Aucun des deux protagonistes, violoniste ou harpiste, n’eut la vedette dans ce concert. Au contraire c’est tour à tour qu’ils furent le maître d’œuvre, soutenu et accompagné par l’autre. Ainsi, opposés rythmiquement puis harmonisés dans un hispanique Manuel de Falla, c’est plus la harpe qui s’imposa dans Castille, 1382, composition de Bareil d’après Senleches, alors que l’intrusion en douceur du violon y prit des accents de ménestrel moyenâgeux. Du Canadien Murray Schafer nous fut joué un iconoclaste Wild Bird. Plus descriptive que mélodique, arabesques, envols, facéties de l’oiseau, roucoulements, bourdonnements de mouches, ce fut une pièce déstabilisante qui secoua nos habitus. Un son du violon, suraigu, très pur, à peine audible, vint nous transpercer et aucun des deux oiseaux n’y eut le dernier mot. Dans Old Friends, Paul Simon/A.Bareil, la douceur du violon, juste et parfait, avec l’un de ces rauques si prégnants, contrasta cette fois avec une harpe des plus énergiques.

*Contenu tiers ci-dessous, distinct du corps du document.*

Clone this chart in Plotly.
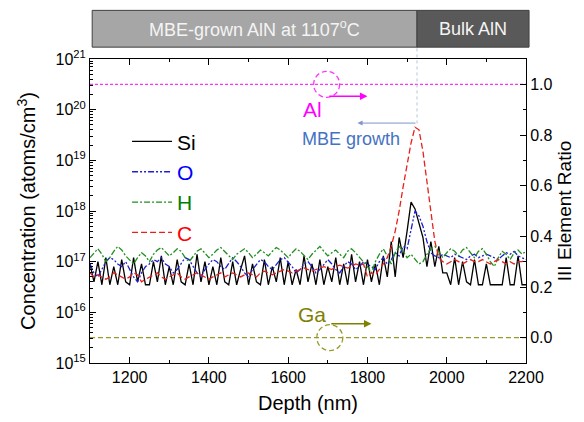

Après la pause, suivit une pièce vivifiante, Dance de Rajna. Un brin plus mélodieuse que notre oiseau, quoique ce fut une course plus qu’une danse. Quelques notes très basses auxquelles on est peu habitués de la part d’une harpe y furent hautement appréciées du public. Passation de pouvoir, la harpiste se fit à son tour accompagnatrice d’un violon en force pour Méditation de Massenet. Enfin, les deux amoureux partagèrent avec nous une autre de leurs passions, les films de Sergio Leone et de son compositeur fétiche, Ennio Morricone, avec lequel Antoine Bareil eut l’occasion de collaborer, excusez-le du peu. Rien ne manqua dans cette Suite Morricone & Leone, mixage de Morricone et de Bareil par ce dernier, jusqu’aux cavalcades au trot puis au galop. Puis, au violon, la mélodie jouée à l’harmonica par ce jeune garçon qui soutenait sur ses épaules son père, la corde au cou, une scène des plus éprouvantes du film Il était une fois dans l’Ouest, imprimée au fer rouge dans nos mémoires. Indéniablement ce fut là le passage le plus intense de ce concert. En rappel, un clin d’œil sautillant, Variations sur la très québécoise chanson Mon merle, arrangée « à la Bach » par Bareil, « d’une durée d’une minute vingt-trois secondes très exactement ».

Et pour clore mes palabres, j’emprunterai à Raoul Cyr, président de DAG, le terme de « savoureux » pour qualifier ce bel après-midi de belle musique.